• [EXERCISE PROMPT] Starting at the line that contains "Write a web" and stopping after the line that contains "var yMinor = [2, 3, 4, 5, 6, 7, 8, 9];", copy the lines exactly. Pictures are left out.

_ _ _ _

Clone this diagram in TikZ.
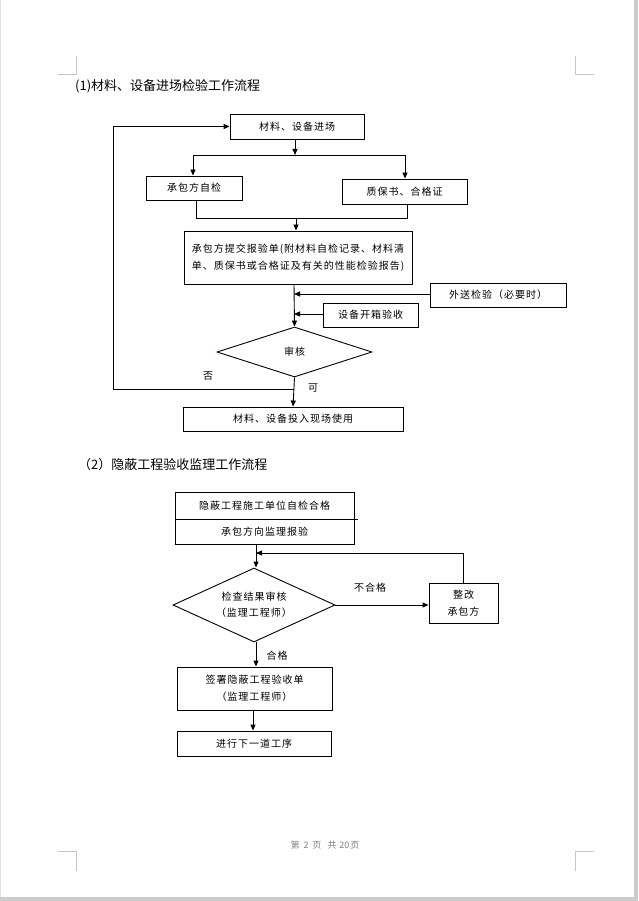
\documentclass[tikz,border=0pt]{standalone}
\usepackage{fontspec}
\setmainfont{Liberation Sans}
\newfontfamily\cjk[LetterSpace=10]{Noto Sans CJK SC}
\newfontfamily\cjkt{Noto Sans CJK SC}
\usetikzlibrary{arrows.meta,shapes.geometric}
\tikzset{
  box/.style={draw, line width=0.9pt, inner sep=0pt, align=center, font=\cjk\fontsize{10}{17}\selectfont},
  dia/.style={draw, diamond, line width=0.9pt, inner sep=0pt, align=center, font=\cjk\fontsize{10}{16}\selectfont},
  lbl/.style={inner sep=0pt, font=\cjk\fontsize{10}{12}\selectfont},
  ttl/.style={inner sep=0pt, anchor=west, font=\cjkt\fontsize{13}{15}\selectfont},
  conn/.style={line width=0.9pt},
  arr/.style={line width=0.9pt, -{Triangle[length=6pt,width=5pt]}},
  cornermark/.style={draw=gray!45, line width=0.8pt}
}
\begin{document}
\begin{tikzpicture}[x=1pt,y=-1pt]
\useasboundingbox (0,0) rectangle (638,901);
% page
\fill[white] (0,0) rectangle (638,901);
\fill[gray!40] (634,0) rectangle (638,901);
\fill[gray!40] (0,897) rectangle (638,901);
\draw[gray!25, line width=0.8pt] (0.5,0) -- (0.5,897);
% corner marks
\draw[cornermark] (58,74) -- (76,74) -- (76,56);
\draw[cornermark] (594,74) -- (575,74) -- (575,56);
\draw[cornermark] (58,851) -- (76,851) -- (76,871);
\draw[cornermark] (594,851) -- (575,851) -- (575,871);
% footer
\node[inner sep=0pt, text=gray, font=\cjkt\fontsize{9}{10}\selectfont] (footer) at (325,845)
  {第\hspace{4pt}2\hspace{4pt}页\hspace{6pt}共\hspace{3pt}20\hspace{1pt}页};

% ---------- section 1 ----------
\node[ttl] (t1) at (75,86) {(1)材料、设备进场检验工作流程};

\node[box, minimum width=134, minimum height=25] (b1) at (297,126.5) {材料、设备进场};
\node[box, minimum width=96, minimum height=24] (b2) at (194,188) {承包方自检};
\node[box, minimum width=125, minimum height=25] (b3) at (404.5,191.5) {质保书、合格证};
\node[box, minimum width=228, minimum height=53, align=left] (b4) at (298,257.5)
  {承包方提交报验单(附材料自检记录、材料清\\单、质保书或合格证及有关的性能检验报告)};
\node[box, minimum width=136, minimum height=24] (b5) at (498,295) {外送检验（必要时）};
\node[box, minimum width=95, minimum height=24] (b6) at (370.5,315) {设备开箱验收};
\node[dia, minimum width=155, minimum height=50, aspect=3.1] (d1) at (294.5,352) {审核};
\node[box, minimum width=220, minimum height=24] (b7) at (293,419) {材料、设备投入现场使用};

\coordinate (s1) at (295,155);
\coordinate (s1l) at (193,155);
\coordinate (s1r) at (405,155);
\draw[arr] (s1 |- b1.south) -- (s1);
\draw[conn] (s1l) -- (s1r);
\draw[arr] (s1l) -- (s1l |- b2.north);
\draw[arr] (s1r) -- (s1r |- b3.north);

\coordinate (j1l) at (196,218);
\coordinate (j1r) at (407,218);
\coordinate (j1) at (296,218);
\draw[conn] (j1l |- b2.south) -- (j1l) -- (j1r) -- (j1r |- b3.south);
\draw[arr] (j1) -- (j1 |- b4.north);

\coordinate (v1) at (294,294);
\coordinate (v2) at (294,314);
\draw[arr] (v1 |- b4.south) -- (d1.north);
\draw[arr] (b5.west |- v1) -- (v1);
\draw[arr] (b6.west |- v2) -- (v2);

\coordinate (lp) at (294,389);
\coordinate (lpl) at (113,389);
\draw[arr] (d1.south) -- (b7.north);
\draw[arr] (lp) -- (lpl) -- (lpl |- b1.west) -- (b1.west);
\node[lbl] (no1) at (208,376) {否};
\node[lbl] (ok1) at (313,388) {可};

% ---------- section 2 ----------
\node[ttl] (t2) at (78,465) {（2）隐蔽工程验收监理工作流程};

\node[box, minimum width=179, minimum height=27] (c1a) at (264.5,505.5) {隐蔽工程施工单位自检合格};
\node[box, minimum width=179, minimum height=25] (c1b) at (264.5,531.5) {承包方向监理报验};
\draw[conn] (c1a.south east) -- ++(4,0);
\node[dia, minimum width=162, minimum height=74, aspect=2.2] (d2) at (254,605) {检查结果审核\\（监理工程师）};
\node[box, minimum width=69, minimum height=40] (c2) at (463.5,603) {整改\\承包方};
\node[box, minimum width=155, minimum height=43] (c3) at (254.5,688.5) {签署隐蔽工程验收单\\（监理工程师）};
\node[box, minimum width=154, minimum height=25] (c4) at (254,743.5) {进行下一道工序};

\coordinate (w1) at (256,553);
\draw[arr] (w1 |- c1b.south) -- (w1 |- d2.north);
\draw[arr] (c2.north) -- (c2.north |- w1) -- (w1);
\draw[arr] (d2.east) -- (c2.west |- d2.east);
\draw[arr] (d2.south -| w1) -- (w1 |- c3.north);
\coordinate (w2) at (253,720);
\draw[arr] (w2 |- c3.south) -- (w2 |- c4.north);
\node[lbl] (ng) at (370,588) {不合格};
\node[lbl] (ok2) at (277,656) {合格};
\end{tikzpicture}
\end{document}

_ _ _ _

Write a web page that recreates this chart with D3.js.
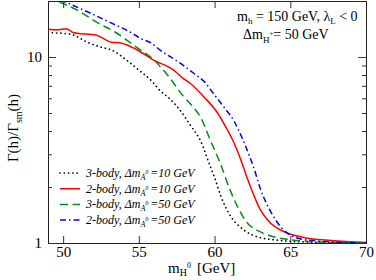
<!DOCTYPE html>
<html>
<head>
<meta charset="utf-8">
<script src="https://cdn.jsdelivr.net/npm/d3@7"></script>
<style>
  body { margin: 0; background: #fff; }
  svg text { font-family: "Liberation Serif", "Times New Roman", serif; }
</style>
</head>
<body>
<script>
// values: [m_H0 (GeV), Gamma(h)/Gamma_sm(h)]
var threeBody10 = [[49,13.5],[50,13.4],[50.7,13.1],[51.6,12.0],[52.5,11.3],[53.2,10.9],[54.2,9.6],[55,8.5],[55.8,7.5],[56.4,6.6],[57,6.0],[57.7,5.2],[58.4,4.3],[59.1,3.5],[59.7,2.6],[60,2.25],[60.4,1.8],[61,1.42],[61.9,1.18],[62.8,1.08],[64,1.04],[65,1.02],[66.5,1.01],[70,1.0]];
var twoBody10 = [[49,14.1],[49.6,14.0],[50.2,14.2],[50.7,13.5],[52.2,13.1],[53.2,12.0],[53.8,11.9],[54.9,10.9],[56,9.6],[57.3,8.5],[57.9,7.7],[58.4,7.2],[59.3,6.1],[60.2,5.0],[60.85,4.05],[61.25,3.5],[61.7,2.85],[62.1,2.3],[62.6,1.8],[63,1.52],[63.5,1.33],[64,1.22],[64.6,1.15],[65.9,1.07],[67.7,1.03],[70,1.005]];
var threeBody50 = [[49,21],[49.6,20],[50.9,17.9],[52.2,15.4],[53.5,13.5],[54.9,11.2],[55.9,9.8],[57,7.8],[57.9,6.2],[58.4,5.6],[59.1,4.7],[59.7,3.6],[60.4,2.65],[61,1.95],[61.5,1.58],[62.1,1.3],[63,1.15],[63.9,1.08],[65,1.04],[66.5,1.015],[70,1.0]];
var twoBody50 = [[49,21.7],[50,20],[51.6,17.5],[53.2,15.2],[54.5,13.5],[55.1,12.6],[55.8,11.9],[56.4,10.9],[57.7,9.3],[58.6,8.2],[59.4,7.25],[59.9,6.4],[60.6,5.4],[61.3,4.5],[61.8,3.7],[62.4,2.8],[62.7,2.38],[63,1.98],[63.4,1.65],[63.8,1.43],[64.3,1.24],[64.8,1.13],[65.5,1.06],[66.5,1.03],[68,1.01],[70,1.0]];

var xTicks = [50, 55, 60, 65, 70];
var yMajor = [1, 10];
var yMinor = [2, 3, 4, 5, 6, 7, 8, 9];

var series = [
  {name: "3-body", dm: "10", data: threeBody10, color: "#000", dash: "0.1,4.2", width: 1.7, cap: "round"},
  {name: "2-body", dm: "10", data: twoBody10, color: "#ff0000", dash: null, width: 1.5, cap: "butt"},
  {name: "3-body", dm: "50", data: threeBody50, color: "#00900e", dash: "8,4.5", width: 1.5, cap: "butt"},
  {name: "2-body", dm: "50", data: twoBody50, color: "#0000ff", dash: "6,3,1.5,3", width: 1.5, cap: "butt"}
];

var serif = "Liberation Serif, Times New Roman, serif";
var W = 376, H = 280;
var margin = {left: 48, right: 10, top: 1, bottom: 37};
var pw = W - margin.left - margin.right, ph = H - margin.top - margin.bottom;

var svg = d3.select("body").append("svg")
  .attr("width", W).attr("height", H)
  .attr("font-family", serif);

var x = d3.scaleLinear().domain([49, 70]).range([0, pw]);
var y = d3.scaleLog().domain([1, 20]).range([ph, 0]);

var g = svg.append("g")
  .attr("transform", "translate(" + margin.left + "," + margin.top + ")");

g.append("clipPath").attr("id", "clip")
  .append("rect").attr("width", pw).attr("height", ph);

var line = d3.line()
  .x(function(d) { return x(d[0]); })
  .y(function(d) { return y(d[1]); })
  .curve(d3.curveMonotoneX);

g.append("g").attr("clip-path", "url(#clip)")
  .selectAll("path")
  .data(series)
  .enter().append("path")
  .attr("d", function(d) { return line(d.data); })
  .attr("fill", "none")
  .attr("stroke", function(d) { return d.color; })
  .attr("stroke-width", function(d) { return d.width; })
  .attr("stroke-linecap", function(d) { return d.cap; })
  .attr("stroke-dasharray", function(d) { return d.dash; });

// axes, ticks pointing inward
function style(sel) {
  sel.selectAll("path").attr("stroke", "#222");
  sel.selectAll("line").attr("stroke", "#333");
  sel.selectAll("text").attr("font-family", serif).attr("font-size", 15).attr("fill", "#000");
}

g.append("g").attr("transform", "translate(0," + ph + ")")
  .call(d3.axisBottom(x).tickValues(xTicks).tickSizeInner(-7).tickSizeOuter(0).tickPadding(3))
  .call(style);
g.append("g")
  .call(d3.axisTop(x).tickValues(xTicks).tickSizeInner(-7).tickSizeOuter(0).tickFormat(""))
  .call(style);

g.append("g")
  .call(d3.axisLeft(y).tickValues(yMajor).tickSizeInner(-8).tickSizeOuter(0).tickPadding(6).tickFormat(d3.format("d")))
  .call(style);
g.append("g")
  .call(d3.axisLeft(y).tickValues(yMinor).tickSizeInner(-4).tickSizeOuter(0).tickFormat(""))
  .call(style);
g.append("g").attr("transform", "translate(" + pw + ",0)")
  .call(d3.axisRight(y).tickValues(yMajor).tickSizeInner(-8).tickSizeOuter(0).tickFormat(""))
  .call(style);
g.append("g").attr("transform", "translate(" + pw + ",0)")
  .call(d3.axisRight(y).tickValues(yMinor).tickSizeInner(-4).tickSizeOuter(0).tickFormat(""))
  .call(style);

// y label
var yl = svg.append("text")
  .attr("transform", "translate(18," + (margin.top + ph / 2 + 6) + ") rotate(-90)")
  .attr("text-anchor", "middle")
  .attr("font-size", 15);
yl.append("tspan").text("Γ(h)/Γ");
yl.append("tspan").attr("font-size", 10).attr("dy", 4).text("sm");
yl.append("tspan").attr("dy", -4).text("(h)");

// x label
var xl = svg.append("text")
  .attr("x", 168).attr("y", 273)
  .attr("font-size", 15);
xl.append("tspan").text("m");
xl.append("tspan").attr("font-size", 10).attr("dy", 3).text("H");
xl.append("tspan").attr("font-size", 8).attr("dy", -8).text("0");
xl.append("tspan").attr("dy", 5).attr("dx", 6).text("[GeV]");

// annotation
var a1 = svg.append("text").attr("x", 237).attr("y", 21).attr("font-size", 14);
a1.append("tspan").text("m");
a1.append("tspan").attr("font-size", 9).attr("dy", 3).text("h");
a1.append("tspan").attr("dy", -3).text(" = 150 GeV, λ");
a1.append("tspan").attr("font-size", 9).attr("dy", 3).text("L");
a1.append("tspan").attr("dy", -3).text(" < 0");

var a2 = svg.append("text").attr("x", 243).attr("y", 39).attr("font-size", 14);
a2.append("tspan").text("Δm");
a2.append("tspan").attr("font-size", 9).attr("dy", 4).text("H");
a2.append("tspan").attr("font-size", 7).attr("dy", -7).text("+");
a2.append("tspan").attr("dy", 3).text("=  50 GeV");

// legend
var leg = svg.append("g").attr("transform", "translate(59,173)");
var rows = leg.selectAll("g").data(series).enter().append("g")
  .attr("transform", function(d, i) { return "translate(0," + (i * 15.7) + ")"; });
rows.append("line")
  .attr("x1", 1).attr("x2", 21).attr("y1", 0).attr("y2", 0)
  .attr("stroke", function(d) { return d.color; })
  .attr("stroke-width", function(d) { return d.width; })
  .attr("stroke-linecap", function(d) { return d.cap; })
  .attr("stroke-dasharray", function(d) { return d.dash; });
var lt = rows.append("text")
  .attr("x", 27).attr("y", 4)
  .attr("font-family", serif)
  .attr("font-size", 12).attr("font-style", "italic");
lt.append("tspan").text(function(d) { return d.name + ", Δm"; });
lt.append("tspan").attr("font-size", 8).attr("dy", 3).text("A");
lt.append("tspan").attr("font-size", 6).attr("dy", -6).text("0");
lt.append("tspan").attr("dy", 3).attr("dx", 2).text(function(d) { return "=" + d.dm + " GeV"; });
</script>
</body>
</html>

_ _ _ _

• [ANSWER TO THIS TASK]
Write a web page that recreates this chart with D3.js.
<!DOCTYPE html>
<html>
<head>
<meta charset="utf-8">
<script src="https://cdn.jsdelivr.net/npm/d3@7"></script>
<style>
  body { margin: 0; background: #fff; }
  svg text { font-family: "Liberation Serif", "Times New Roman", serif; }
</style>
</head>
<body>
<script>
// values: [m_H0 (GeV), Gamma(h)/Gamma_sm(h)]
var threeBody10 = [[49,13.5],[50,13.4],[50.7,13.1],[51.6,12.0],[52.5,11.3],[53.2,10.9],[54.2,9.6],[55,8.5],[55.8,7.5],[56.4,6.6],[57,6.0],[57.7,5.2],[58.4,4.3],[59.1,3.5],[59.7,2.6],[60,2.25],[60.4,1.8],[61,1.42],[61.9,1.18],[62.8,1.08],[64,1.04],[65,1.02],[66.5,1.01],[70,1.0]];
var twoBody10 = [[49,14.1],[49.6,14.0],[50.2,14.2],[50.7,13.5],[52.2,13.1],[53.2,12.0],[53.8,11.9],[54.9,10.9],[56,9.6],[57.3,8.5],[57.9,7.7],[58.4,7.2],[59.3,6.1],[60.2,5.0],[60.85,4.05],[61.25,3.5],[61.7,2.85],[62.1,2.3],[62.6,1.8],[63,1.52],[63.5,1.33],[64,1.22],[64.6,1.15],[65.9,1.07],[67.7,1.03],[70,1.005]];
var threeBody50 = [[49,21],[49.6,20],[50.9,17.9],[52.2,15.4],[53.5,13.5],[54.9,11.2],[55.9,9.8],[57,7.8],[57.9,6.2],[58.4,5.6],[59.1,4.7],[59.7,3.6],[60.4,2.65],[61,1.95],[61.5,1.58],[62.1,1.3],[63,1.15],[63.9,1.08],[65,1.04],[66.5,1.015],[70,1.0]];
var twoBody50 = [[49,21.7],[50,20],[51.6,17.5],[53.2,15.2],[54.5,13.5],[55.1,12.6],[55.8,11.9],[56.4,10.9],[57.7,9.3],[58.6,8.2],[59.4,7.25],[59.9,6.4],[60.6,5.4],[61.3,4.5],[61.8,3.7],[62.4,2.8],[62.7,2.38],[63,1.98],[63.4,1.65],[63.8,1.43],[64.3,1.24],[64.8,1.13],[65.5,1.06],[66.5,1.03],[68,1.01],[70,1.0]];

var xTicks = [50, 55, 60, 65, 70];
var yMajor = [1, 10];
var yMinor = [2, 3, 4, 5, 6, 7, 8, 9];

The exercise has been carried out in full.